Image:Wentworth Woodhouse Courtesy of Wentworth Woodhouse Preservation Trust, Photography by James Mulkeen
TM Lighting explains how it was brought onboard by the Wentworth Woodhouse Preservation Trust to illuminate the sculptures, photographs, and canvases included in its exhibition.
Wentworth Woodhouse, until recently the largest private residence in the United Kingdom, has displayed great art throughout its history.
Its one-time owner and two-time prime minister, the 2nd Marquess of Rockingham, first envisaged a sculpture gallery at the house, installing many statues and sculptures in the Statuary and the Gardens. As a keen patron of the arts, in 1762 he invited George Stubbs, the preeminent painter of animals at the time, to stay at Wentworth Woodhouse. During this visit, Stubbs would eternalise Rockingham’s stag hounds, mares and horses including Rockingham’s renowned racehorse Whistlejacket. The commission would go on to be Stubbs’ most acclaimed work which now hangs in the National Gallery Stubbs’s legacy and connection to Wentworth Woodhouse is such that the inaugural exhibition in its newly re-opened exhibition space brings back four of Stubbs’s paintings made during this 1762 residency, bringing back the menagerie of animals that once hung on its walls.
Aptly named ‘Beneath the Surface’, the exhibition showcases animals painted by George Stubbs and contemporary artists alike, calling for the greatest sensibility and sense of feeling when curating, hanging, and lighting them.

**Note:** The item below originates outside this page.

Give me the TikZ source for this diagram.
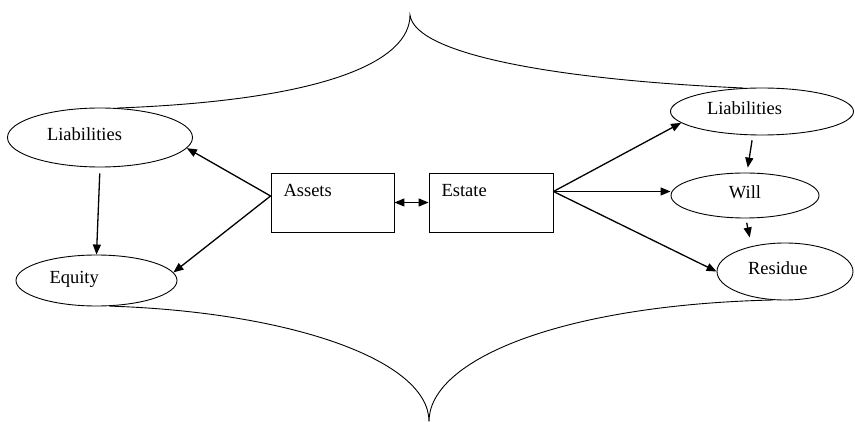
\documentclass[tikz,border=0pt]{standalone}
\usepackage{fontspec}
\setmainfont{Liberation Serif}
\usetikzlibrary{shapes.geometric}
\usetikzlibrary{arrows.meta}
\tikzset{
    % Filled arrow heads, as in the original drawing
    >={Triangle[length=10pt, width=8pt]},
%
    % Lines
    outline/.style={line width=0.9pt},
    link/.style={draw, line width=1.3pt, ->},
    brace/.style={draw, outline},
%
    every node/.style={font=\fontsize{18.5}{22}\selectfont},
%
    % Text sits top left in the boxes
    box/.style={
        draw, rectangle, outline, align=left,
        inner xsep=12.5pt, inner ysep=4pt,
        text height=20pt, text depth=31pt, minimum height=59pt},
    oval/.style={
        draw, ellipse, outline, inner sep=0pt, align=left,
        text height=12pt, text depth=5pt},
}

\begin{document}
\begin{tikzpicture}[x=1pt, y=-1pt]

\useasboundingbox (0,0) rectangle (855,422);

\path
    (100,137.5) node [oval, minimum width=185pt, minimum height=59pt,
        text width=106pt] (lliab) {Liabilities}
    (96.5,280.5) node [oval, minimum width=161pt, minimum height=51pt,
        text width=94pt] (equity) {Equity}
    (332.5,202.5) node [box, minimum width=123pt, text width=98pt] (assets) {Assets}
    (491,202.5) node [box, minimum width=124pt, text width=99pt] (estate) {Estate}
    (762,111.5) node [oval, minimum width=183pt, minimum height=47pt,
        text width=110pt] (rliab) {Liabilities}
    (745,195.5) node [oval, minimum width=148pt, minimum height=45pt] (will) {Will}
    (785,271.5) node [oval, minimum width=136pt, minimum height=57pt,
        text width=74pt] (residue) {Residue};

\coordinate (top) at (410,15);
\coordinate (bottom) at (429,421.5);

% The two braces
\draw [brace] (lliab.60) .. controls (330,100) and (410,60) .. (top)
    .. controls (415,55) and (560,80) .. (rliab.128);
\draw [brace] (equity.-63) .. controls (290,312) and (429,360) .. (bottom)
    .. controls (429,360) and (560,305) .. (residue.-113);

\draw [link, <->] (assets) -- (estate);
\draw [link] (assets.174) -- (lliab.-7);
\draw [link] (assets.174) -- (equity.6);
\draw [link, shorten <=6pt] (lliab.south) -- (equity.north);
\draw [link] (estate.10) -- (rliab.188);
\draw [link] (estate.10) -- (estate.10 -| will.west);
\draw [link] (estate.10) -- (residue.west);
\draw [link, shorten <=5pt, shorten >=5pt] (rliab.-111) -- (will.85);
\draw [link, shorten <=4.5pt, shorten >=9pt] (will.-88) -- (residue.143);

\end{tikzpicture}
\end{document}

TM Lighting, the UK’s leading specialist in the lighting of art, was brought onboard by the Wentworth Woodhouse Preservation Trust to illuminate the sculptures, photographs, and canvases included in the exhibition. With its expertise in lighting historic homes like Goodwood, Kenwood, and Waddesdon Manor, and having lit the entirety of Frieze London, TM Lighting was well placed to bring this extraordinary exhibition to light.
As a Grade I listed, 300-year-old building, Wentworth Woodhouse cannot be fitted in the same way that one would furnish a modern gallery for the lighting of its exhibits. Instead, TM Lighting was tasked with finding innovative solutions to illuminate ‘Beneath the Surface’ to a museum-grade standard, within the strict limitations associated with protecting the period decorations of the house, a feat complicated further by the fact that the exhibition is temporary, with all fittings needing to be constructed with deconstruction in mind.
In the Van Dyck room – so named for a painting that once hung there – TM Lighting designed temporary structures to sit securely on top of the ceiling’s cornices, onto which TM GalleryOneThirty (G130) LED spotlights were attached and angled with precision to illuminate five paintings by George Stubbs, and a contemporary glass sculpture of a horse by the Swiss-born artist Ugo Rondinone.
Providing 98+ CRI high colour rendition and featuring quick-swap lenses, the TM G130 is capable of lighting artworks that vary by size and medium; when fitted with its most acute lens, it can produce an ultra-narrow beam of just 9 degrees, allowing for precise control when lighting three-dimensional sculptures like the Rondinone. Though the works in the Van Dyck room share as their subject the anatomy of a horse, this anatomy is rendered in distinct ways, and thus requires distinct methods of illumination.
Likewise, in the Whistlejacket Room, TM Lighting was tasked with lighting a conceptual work in bright blue and red by Sutapa Biswas, a series of taxidermy dogs, and a Stubbsesque painting of a bucking horse by contemporary artist Hugo Wilson, displayed in the frame moulding opposite the painting that inspired it, and for which the room is named. Each required a tailored approach to lighting, with TM Floor 50s placed discreetly atop mantelpieces and other robust surfaces to focus the eye not on the light source, but rather the menagerie on show.
Victoria Ryves, Head of Culture and Engagement at Wentworth Woodhouse, commented “This exhibition is the most ambitious exhibition at Wentworth Woodhouse to date and brings great art, old and new, to Rotherham. Working with TM Lighting has enabled us to ensure the works are lit in the best way to ensure our visitors see the works at their best”.
Harry Triggs, co-founding director of TM Lighting, said “we are honoured to be involved in this inaugural exhibition at Wentworth Woodhouse, and to bring to light paintings by Stubbs for the three-hundredth anniversary of his birth. While respecting the historic integrity of the building, we have created new and innovative ways of installing our spotlights to showcase the exhibits in their very best light”.
‘Beneath the Surface: George Stubbs & Contemporary Artists’ will remain at Wentworth Woodhouse until Sunday 3 November.